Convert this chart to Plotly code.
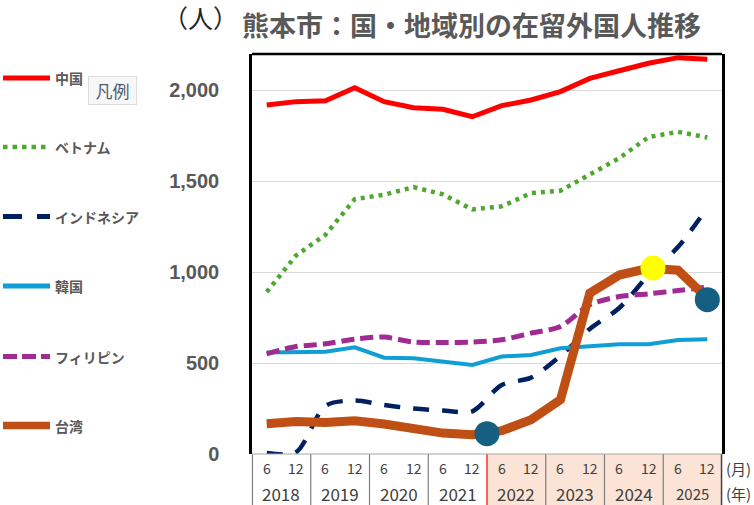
import plotly.graph_objects as go

# ---------------- data ----------------
months = ["6", "12"] * 8
years = ["2018", "2019", "2020", "2021", "2022", "2023", "2024", "2025"]
x_idx = list(range(16))

series_names = ["中国", "ベトナム", "インドネシア", "韓国", "フィリピン", "台湾"]
china = [1920, 1938, 1943, 2015, 1938, 1905, 1896, 1855, 1916, 1947, 1993, 2066, 2108, 2149, 2180, 2171]
vietnam = [891, 1092, 1206, 1402, 1426, 1468, 1428, 1345, 1362, 1435, 1448, 1536, 1627, 1743, 1772, 1741]
indonesia = [5, 10, 265, 294, 269, 250, 239, 235, 380, 420, 540, 688, 803, 984, 1138, 1355]
korea = [558, 558, 563, 587, 530, 527, 508, 490, 536, 545, 582, 591, 604, 604, 627, 631]
philippines = [551, 591, 606, 632, 643, 616, 613, 616, 628, 665, 701, 821, 866, 881, 899, 918]
taiwan = [166, 179, 173, 183, 165, 137, 115, 106, 128, 188, 298, 885, 984, 1021, 1011, 856]

# highlight circles
hl_x = [7.5, 13.15, 15.0]
hl_y = [112, 1023, 849]

y_ticks = [0, 500, 1000, 1500, 2000]

# ---------------- style ----------------
W, H = 754, 505
ML, MR, MT, MB = 252, 32, 54, 51
PW, PH = W - ML - MR, H - MT - MB


def px2x(px):
    return (px - ML) / PW


def py2y(py):
    return (H - MB - py) / PH


styles = [
    dict(color="#FF0000", width=5, dash="solid", shape="linear"),
    dict(color="#4EA72E", width=4.5, dash="4px,5px", shape="linear"),
    dict(color="#002060", width=4.5, dash="16px,13px", shape="spline"),
    dict(color="#0F9ED5", width=4, dash="solid", shape="linear"),
    dict(color="#A02B93", width=5, dash="13px,6px", shape="spline"),
    dict(color="#C04F15", width=9, dash="solid", shape="linear"),
]
legend_dash = ["solid", "4.5px,5px", "19px,15px", "solid", "14px,5px", "solid"]
legend_width = [5, 4.5, 5, 5, 5, 7.5]
legend_py = [78, 147, 216.5, 286, 356.5, 425.5]
hl_colors = ["#156082", "#FFFF00", "#156082"]

all_series = [china, vietnam, indonesia, korea, philippines, taiwan]

fig = go.Figure()
for name, vals, st in zip(series_names, all_series, styles):
    fig.add_trace(go.Scatter(
        x=x_idx, y=vals, name=name, mode="lines",
        line=dict(color=st["color"], width=st["width"], dash=st["dash"],
                  shape=st["shape"], smoothing=0.8),
        showlegend=False, hoverinfo="skip",
    ))

fig.add_trace(go.Scatter(
    x=hl_x, y=hl_y, mode="markers", showlegend=False, hoverinfo="skip",
    marker=dict(size=25, color=hl_colors, line=dict(width=0)),
    cliponaxis=False,
))

shapes = []
annotations = []

# table area below plot
tb_bottom = py2y(H + 2)
shapes.append(dict(type="rect", xref="x", yref="paper", x0=7.5, x1=15.5,
                   y0=tb_bottom, y1=0, fillcolor="#FBE3D6", line=dict(width=0),
                   layer="below"))
for k in range(1, 8):
    xb = 2 * k - 0.5
    col = "#FF0000" if k == 4 else "#7F7F7F"
    shapes.append(dict(type="line", xref="x", yref="paper", x0=xb, x1=xb,
                       y0=0, y1=tb_bottom, line=dict(color=col, width=1.2)))
shapes.append(dict(type="line", xref="paper", yref="paper", x0=0.001, x1=0.001,
                   y0=0, y1=tb_bottom, line=dict(color="#7F7F7F", width=1.2)))
shapes.append(dict(type="line", xref="paper", yref="paper", x0=0.999, x1=0.999,
                   y0=0, y1=tb_bottom, line=dict(color="#404040", width=1.5)))

# plot frame
shapes.append(dict(type="line", xref="paper", yref="paper", x0=0, x1=1, y0=1, y1=1,
                   line=dict(color="#000000", width=2.5)))
shapes.append(dict(type="line", xref="paper", yref="paper", x0=0, x1=1, y0=0, y1=0,
                   line=dict(color="#A6A6A6", width=1.2)))

# month / year labels
for i, m in enumerate(months):
    annotations.append(dict(x=x_idx[i], y=py2y(468.5), xref="x", yref="paper",
                            text=m, showarrow=False, xanchor="center", yanchor="middle",
                            font=dict(size=14, color="#404040", family="Noto Sans CJK JP")))
for k, yr in enumerate(years):
    annotations.append(dict(x=2 * k + 0.5, y=py2y(493.5), xref="x", yref="paper",
                            text=yr, showarrow=False, xanchor="center", yanchor="middle",
                            font=dict(size=15 if yr == "2025" else 17, color="#404040",
                                      family="Noto Sans CJK JP")))
annotations.append(dict(x=px2x(738), y=py2y(468.5), xref="paper", yref="paper",
                        text="(月)", showarrow=False, xanchor="center", yanchor="middle",
                        font=dict(size=15, color="#404040", family="Noto Sans CJK JP")))
annotations.append(dict(x=px2x(738), y=py2y(493.5), xref="paper", yref="paper",
                        text="(年)", showarrow=False, xanchor="center", yanchor="middle",
                        font=dict(size=15, color="#404040", family="Noto Sans CJK JP")))

# title and unit
annotations.append(dict(x=px2x(471.5), y=py2y(24), xref="paper", yref="paper",
                        text="熊本市：国・地域別の在留外国人推移", showarrow=False,
                        xanchor="center", yanchor="middle",
                        font=dict(size=27, color="#595959", family="Noto Sans CJK JP",
                                  weight=700)))
annotations.append(dict(x=px2x(200), y=py2y(17), xref="paper", yref="paper",
                        text="（人）", showarrow=False, xanchor="center", yanchor="middle",
                        font=dict(size=25, color="#262626", family="Noto Sans CJK JP")))

# manual legend on the left
for name, st, dsh, lw, ly in zip(series_names, styles, legend_dash, legend_width, legend_py):
    shapes.append(dict(type="line", xref="paper", yref="paper",
                       x0=px2x(3), x1=px2x(50), y0=py2y(ly), y1=py2y(ly),
                       line=dict(color=st["color"], width=lw, dash=dsh)))
    annotations.append(dict(x=px2x(53), y=py2y(ly), xref="paper", yref="paper",
                            text=name, showarrow=False, xanchor="left", yanchor="middle",
                            font=dict(size=14, color="#595959", family="Noto Sans CJK JP",
                                      weight=700)))
annotations.append(dict(x=px2x(112.5), y=py2y(90.5), xref="paper", yref="paper",
                        text="凡例", showarrow=False, xanchor="center", yanchor="middle",
                        width=43, height=23, borderpad=2, borderwidth=1,
                        bordercolor="#DCDCDC", bgcolor="#F7F7F7",
                        font=dict(size=17, color="#4D5B70", family="Noto Sans CJK JP")))

fig.update_layout(
    width=W, height=H,
    margin=dict(l=ML, r=MR, t=MT, b=MB, pad=0),
    paper_bgcolor="white", plot_bgcolor="white",
    font=dict(family="Noto Sans CJK JP"),
    shapes=shapes, annotations=annotations,
    xaxis=dict(range=[-0.5, 15.5], showticklabels=False, showgrid=False,
               zeroline=False, showline=False, ticks=""),
    yaxis=dict(range=[0, 2200], tickvals=y_ticks,
               ticktext=[f"{v:,}" for v in y_ticks],
               showgrid=True, gridcolor="#D9D9D9", gridwidth=1, zeroline=False,
               showline=True, mirror=True, linecolor="#000000", linewidth=2.5,
               ticks="", ticklabelstandoff=26,
               tickfont=dict(size=20, color="#595959", family="Liberation Sans",
                             weight=700)),
)

fig.write_html("out.html")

▸ What to work on
Print, exactly as written, the lines above from the first one to the one containing "x_idx = list(range(16))". Leave out pictures.

▸ Full answer
Convert this chart to Plotly code.
import plotly.graph_objects as go

# ---------------- data ----------------
months = ["6", "12"] * 8
years = ["2018", "2019", "2020", "2021", "2022", "2023", "2024", "2025"]
x_idx = list(range(16))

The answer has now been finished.